For this article, I’m using Ruby as the programming language. The same technique will work in other programming languages too. No external dependencies (gems) are used.
Ruby’s string scanner
Ruby provides a StringScanner class, which is is an excellent building block for lexers. It offers a clean API to split up a string into individual parts.
I’ll run you through a simple example, so that you can get a feel of how it works. First, we require strscan, and then we instantiate the StringScanner with the string to scan:
require "strscan"
str = "let amount = 5;"
scanner = StringScanner.new(str)The #scan method, when given a string part, will attempt to match this given string part:
scanner.scan("let") # => "let"The scanner starts at the beginning of the string. When a match is successful, the scanner will move forward. Because we just matched "let", the scanner has moved past this "let", and attempting to match it again will fail:
scanner.scan("let") # => nilThe #scan method returns the matched string part, or nil if there is no match. In the latter case, the scanner stays at its current position.
This method can also take a regular expression:
scanner.scan(/\s+/) # => " "The regular expression \s+ matches one or more whitespace characters, such as spaces, tabs, and newlines.
Now that we’ve matched "let" and a space character, we can match the next part: an identifier, consisting of alphanumeric characters.

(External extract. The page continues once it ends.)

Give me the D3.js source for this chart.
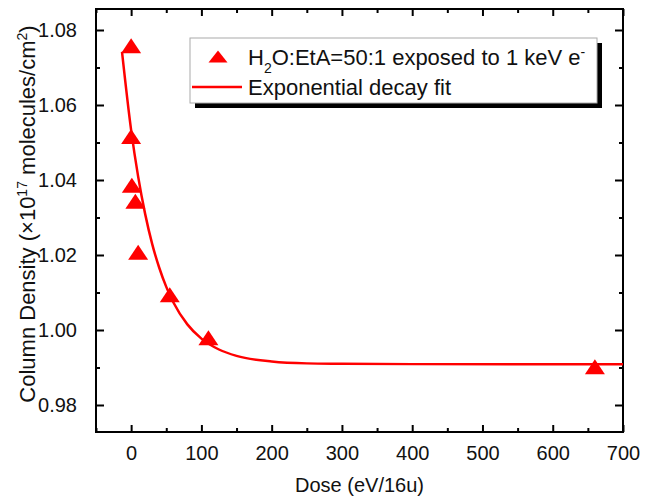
<!DOCTYPE html>
<meta charset="utf-8">
<style>
  body { margin: 0; background: #fff; }
  text { font-family: "Liberation Sans", Arial, sans-serif; fill: #111; }
  .tick text { font-size: 20px; }
  .title { font-size: 20px; }
  .ytitle { font-size: 22px; }
  .legend text { font-size: 22px; }
</style>
<body>
<svg width="665" height="500"></svg>
<script src="https://d3js.org/d3.v7.min.js"></script>
<script>

var dose = [0, 0, 1, 6, 10, 55, 110, 660];
var density = [1.0757, 1.0515, 1.0385, 1.0342, 1.0206, 1.0093, 0.9978, 0.9901];

// exponential decay fit, sampled off the plotted curve
var fitDose = [-13, 0, 10, 20, 30, 40, 50, 60, 80, 100, 125, 150, 200, 250, 300, 400, 700];
var fitDensity = [1.0742, 1.0533, 1.0409, 1.0309, 1.0229, 1.0166, 1.0115, 1.0074, 1.0015,
                  0.9977, 0.9948, 0.9931, 0.9916, 0.9911, 0.9910, 0.9909, 0.9909];

var xTicks = [0, 100, 200, 300, 400, 500, 600, 700];
var yTicks = [0.98, 1.00, 1.02, 1.04, 1.06, 1.08];

var svg = d3.select("svg");
var pl = 96, pr = 623, pt = 9, pb = 432;

var x = d3.scaleLinear().domain([-50, 700]).range([pl, pr]);
var y = d3.scaleLinear().domain([0.9728, 1.0856]).range([pb, pt]);

var xMinor = d3.range(-50, 701, 50);
var yMinor = d3.range(0.97, 1.0856, 0.01).filter(function(d) { return d > 0.9728; });

function styleAxis(g) {
  g.select(".domain").remove();
  g.selectAll("line").attr("stroke", "#000").attr("stroke-width", 2);
}

// major ticks + labels (inward)
svg.append("g").attr("transform", "translate(0," + pb + ")")
  .call(d3.axisBottom(x).tickValues(xTicks).tickSize(-7).tickPadding(14).tickFormat(d3.format("d")))
  .call(styleAxis);
svg.append("g").attr("transform", "translate(" + pl + ",0)")
  .call(d3.axisLeft(y).tickValues(yTicks).tickSize(-8).tickPadding(19).tickFormat(d3.format(".2f")))
  .call(styleAxis);
svg.append("g").attr("transform", "translate(0," + pt + ")")
  .call(d3.axisTop(x).tickValues(xTicks).tickSize(-7).tickFormat(""))
  .call(styleAxis);
svg.append("g").attr("transform", "translate(" + pr + ",0)")
  .call(d3.axisRight(y).tickValues(yTicks).tickSize(-8).tickFormat(""))
  .call(styleAxis);

// minor ticks
[[d3.axisBottom(x), pb, xMinor, true], [d3.axisTop(x), pt, xMinor, true],
 [d3.axisLeft(y), pl, yMinor, false], [d3.axisRight(y), pr, yMinor, false]].forEach(function(a) {
  var minors = a[2].filter(function(v) {
    return a[3] ? xTicks.indexOf(v) < 0 : yTicks.every(function(t) { return Math.abs(t - v) > 1e-6; });
  });
  svg.append("g")
    .attr("transform", a[3] ? "translate(0," + a[1] + ")" : "translate(" + a[1] + ",0)")
    .call(a[0].tickValues(minors).tickSize(-4).tickFormat(""))
    .call(styleAxis);
});

// frame
svg.append("rect")
  .attr("x", pl).attr("y", pt)
  .attr("width", pr - pl).attr("height", pb - pt)
  .attr("fill", "none").attr("stroke", "#000").attr("stroke-width", 2);

// fit line
var line = d3.line()
  .x(function(d, i) { return x(fitDose[i]); })
  .y(function(d) { return y(d); })
  .curve(d3.curveMonotoneX);
svg.append("path")
  .attr("d", line(fitDensity))
  .attr("fill", "none").attr("stroke", "#ff0000").attr("stroke-width", 2.5);

// slightly flattened triangle like the original markers
var flatTriangle = {
  draw: function(ctx) {
    ctx.moveTo(0, -8);
    ctx.lineTo(10, 7);
    ctx.lineTo(-10, 7);
    ctx.closePath();
  }
};
var tri = d3.symbol().type(flatTriangle);
svg.append("g").selectAll("path")
  .data(density)
  .enter().append("path")
    .attr("d", tri)
    .attr("fill", "#ff0000")
    .attr("transform", function(d, i) { return "translate(" + x(dose[i]) + "," + y(d) + ")"; });

// axis titles
svg.append("text").attr("class", "title")
  .attr("x", (pl + pr) / 2).attr("y", 492)
  .attr("text-anchor", "middle")
  .text("Dose (eV/16u)");

var yt = svg.append("text").attr("class", "ytitle")
  .attr("transform", "translate(35,214) rotate(-90)")
  .attr("text-anchor", "middle");
yt.append("tspan").text("Column Density (\u00d710");
yt.append("tspan").attr("baseline-shift", "super").attr("font-size", "14px").text("17");
yt.append("tspan").text(" molecules/cm");
yt.append("tspan").attr("baseline-shift", "super").attr("font-size", "14px").text("2");
yt.append("tspan").text(")");

// legend
var lg = svg.append("g").attr("class", "legend");
lg.append("rect").attr("x", 195).attr("y", 43).attr("width", 407).attr("height", 65).attr("fill", "#000");
lg.append("rect").attr("x", 190).attr("y", 38).attr("width", 407).attr("height", 65)
  .attr("fill", "#fff").attr("stroke", "#aaa").attr("stroke-width", 1);
lg.append("path").attr("d", tri).attr("fill", "#ff0000").attr("transform", "translate(218,57) scale(0.95,0.8)");
var t1 = lg.append("text").attr("x", 248).attr("y", 65);
t1.append("tspan").text("H");
t1.append("tspan").attr("baseline-shift", "sub").attr("font-size", "14px").text("2");
t1.append("tspan").text("O:EtA=50:1 exposed to 1 keV e");
t1.append("tspan").attr("baseline-shift", "super").attr("font-size", "14px").text("-");
lg.append("line").attr("x1", 192).attr("x2", 242).attr("y1", 87).attr("y2", 87)
  .attr("stroke", "#ff0000").attr("stroke-width", 2.5);
lg.append("text").attr("x", 248).attr("y", 95).text("Exponential decay fit");

</script>
</body>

For this, the regular expression \w+ comes in handy, which matches one or more alphanumeric characters:
scanner.scan(/\w+/) # => "amount"Another useful method is #matched, which returns the matched string part:
scanner.matched # => "amount"The StringScanner provides more functionality, but #scan and #matched is all we need to write a lexer.
A basic lexer
Before writing a modal lexer, we’ll start with a basic lexer:
class BasicLexer
def initialize(str)
@scanner = StringScanner.new(str)
endThis BasicLexer is constructed with a string. The string itself isn’t important; we’ll only use the StringScanner.
def next_tokenThe only public method for this lexer is #next_token, which will return a single token, or nil when there are no more tokens.
if @scanner.eos?
nilIf the scanner is at the end of the string (eos stands for end-of-string), we’ll return nil.
elsif @scanner.scan(/\s+/)
[:WHITESPACE, nil]If we match one or more whitespace characters (\s+), we return a WHITESPACE token.
Tokens are arrays with two elements: first, the token type as an uppercase symbol, and second, an optional value. The value for this WHITESPACE token is nil; we won’t use the value for anything.
elsif @scanner.scan("+")
[:PLUS, nil]
elsif @scanner.scan("*")
[:TIMES, nil]
elsif @scanner.scan("-")
[:MINUS, nil]
elsif @scanner.scan("/")
[:DIVIDE, nil]
elsif @scanner.scan(";")
[:SEMICOLON, nil]
elsif @scanner.scan("=")
[:EQUAL, nil]Here, we match against some single-character syntax elements.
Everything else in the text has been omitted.